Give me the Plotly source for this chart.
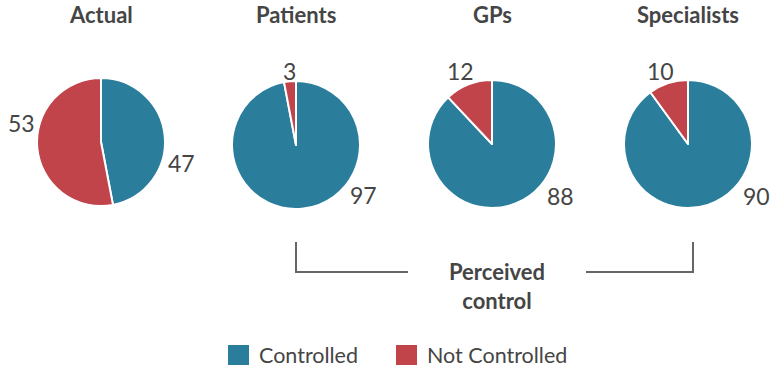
import plotly.graph_objects as go

W, H = 773, 378
groups = ["Actual", "Patients", "GPs", "Specialists"]
labels = ["Controlled", "Not Controlled"]
controlled = [47, 97, 88, 90]
not_controlled = [53, 3, 12, 10]
colors = ["#2A7E9C", "#C0444A"]
bracket_text = "Perceived<br>control"

# layout (pixels)
centers = [(101, 142), (296, 145), (492, 144), (688, 144)]
radius = 64
# label offsets (dx, dy) relative to pie centre: [controlled, not controlled]
label_offsets = [[(80, 21), (-80, -19)], [(67, 50), (-7, -74)],
                 [(68, 52), (-31, -73)], [(68, 52), (-28, -73)]]

def px(x):
    return x / W

def py(y):
    return 1 - y / H

fig = go.Figure()
TXT = "#454545"
FONT = "Lato, 'Open Sans', sans-serif"

def ann(x, y, text, size, xanchor="center"):
    return dict(x=px(x), y=py(y), xref="paper", yref="paper", text=text,
                showarrow=False, xanchor=xanchor, yanchor="middle",
                font=dict(size=size, color=TXT, family=FONT))

annotations = []
for i, g in enumerate(groups):
    cx, cy = centers[i]
    fig.add_trace(go.Pie(
        labels=labels, values=[controlled[i], not_controlled[i]],
        marker=dict(colors=colors, line=dict(color="white", width=2)),
        sort=False, direction="clockwise", rotation=0,
        textinfo="none", hoverinfo="label+value", showlegend=False,
        domain=dict(x=[px(cx - radius), px(cx + radius)],
                    y=[py(cy + radius), py(cy - radius)]),
    ))
    annotations.append(ann(cx, 15, "<b>%s</b>" % g, 22))
    for j, v in enumerate([controlled[i], not_controlled[i]]):
        dx, dy = label_offsets[i][j]
        annotations.append(ann(cx + dx, cy + dy, str(v), 23))

annotations.append(ann(497, 286, "<b>%s</b>" % bracket_text, 22))

line_style = dict(color="#666666", width=2)
shapes = [
    dict(type="path", xref="paper", yref="paper",
         path="M %f,%f L %f,%f L %f,%f" % (px(296), py(242), px(296), py(272), px(408), py(272)),
         line=line_style),
    dict(type="path", xref="paper", yref="paper",
         path="M %f,%f L %f,%f L %f,%f" % (px(586), py(272), px(693), py(272), px(693), py(242)),
         line=line_style),
]

# custom legend
leg_items = [(228, labels[0], colors[0]), (396, labels[1], colors[1])]
for x0, lab, col in leg_items:
    shapes.append(dict(type="rect", xref="paper", yref="paper",
                       x0=px(x0), x1=px(x0 + 21), y0=py(365), y1=py(345),
                       fillcolor=col, line=dict(width=0)))
    annotations.append(ann(x0 + 29, 355, lab, 21.5, xanchor="left"))

fig.update_layout(width=W, height=H, margin=dict(l=0, r=0, t=0, b=0),
                  paper_bgcolor="white", plot_bgcolor="white",
                  annotations=annotations, shapes=shapes,
                  font=dict(family=FONT))
fig.write_html("out.html", config={"displayModeBar": False},
               post_script="document.body.style.margin='0';")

» What is needed
Extract every line of the data exactly; pictures stay out.

» Solution to this task
Give me the Plotly source for this chart.
import plotly.graph_objects as go

W, H = 773, 378
groups = ["Actual", "Patients", "GPs", "Specialists"]
labels = ["Controlled", "Not Controlled"]
controlled = [47, 97, 88, 90]
not_controlled = [53, 3, 12, 10]
colors = ["#2A7E9C", "#C0444A"]
bracket_text = "Perceived<br>control"

# layout (pixels)
centers = [(101, 142), (296, 145), (492, 144), (688, 144)]
radius = 64
# label offsets (dx, dy) relative to pie centre: [controlled, not controlled]
label_offsets = [[(80, 21), (-80, -19)], [(67, 50), (-7, -74)],
                 [(68, 52), (-31, -73)], [(68, 52), (-28, -73)]]

def px(x):
    return x / W

def py(y):
    return 1 - y / H

fig = go.Figure()
TXT = "#454545"
FONT = "Lato, 'Open Sans', sans-serif"

def ann(x, y, text, size, xanchor="center"):
    return dict(x=px(x), y=py(y), xref="paper", yref="paper", text=text,
                showarrow=False, xanchor=xanchor, yanchor="middle",
                font=dict(size=size, color=TXT, family=FONT))

annotations = []
for i, g in enumerate(groups):
    cx, cy = centers[i]
    fig.add_trace(go.Pie(
        labels=labels, values=[controlled[i], not_controlled[i]],
        marker=dict(colors=colors, line=dict(color="white", width=2)),
        sort=False, direction="clockwise", rotation=0,
        textinfo="none", hoverinfo="label+value", showlegend=False,
        domain=dict(x=[px(cx - radius), px(cx + radius)],
                    y=[py(cy + radius), py(cy - radius)]),
    ))
    annotations.append(ann(cx, 15, "<b>%s</b>" % g, 22))
    for j, v in enumerate([controlled[i], not_controlled[i]]):
        dx, dy = label_offsets[i][j]
        annotations.append(ann(cx + dx, cy + dy, str(v), 23))

annotations.append(ann(497, 286, "<b>%s</b>" % bracket_text, 22))

line_style = dict(color="#666666", width=2)
shapes = [
    dict(type="path", xref="paper", yref="paper",
         path="M %f,%f L %f,%f L %f,%f" % (px(296), py(242), px(296), py(272), px(408), py(272)),
         line=line_style),
    dict(type="path", xref="paper", yref="paper",
         path="M %f,%f L %f,%f L %f,%f" % (px(586), py(272), px(693), py(272), px(693), py(242)),
         line=line_style),
]

# custom legend
leg_items = [(228, labels[0], colors[0]), (396, labels[1], colors[1])]
for x0, lab, col in leg_items:
    shapes.append(dict(type="rect", xref="paper", yref="paper",
                       x0=px(x0), x1=px(x0 + 21), y0=py(365), y1=py(345),
                       fillcolor=col, line=dict(width=0)))
    annotations.append(ann(x0 + 29, 355, lab, 21.5, xanchor="left"))

fig.update_layout(width=W, height=H, margin=dict(l=0, r=0, t=0, b=0),
                  paper_bgcolor="white", plot_bgcolor="white",
                  annotations=annotations, shapes=shapes,
                  font=dict(family=FONT))
fig.write_html("out.html", config={"displayModeBar": False},
               post_script="document.body.style.margin='0';")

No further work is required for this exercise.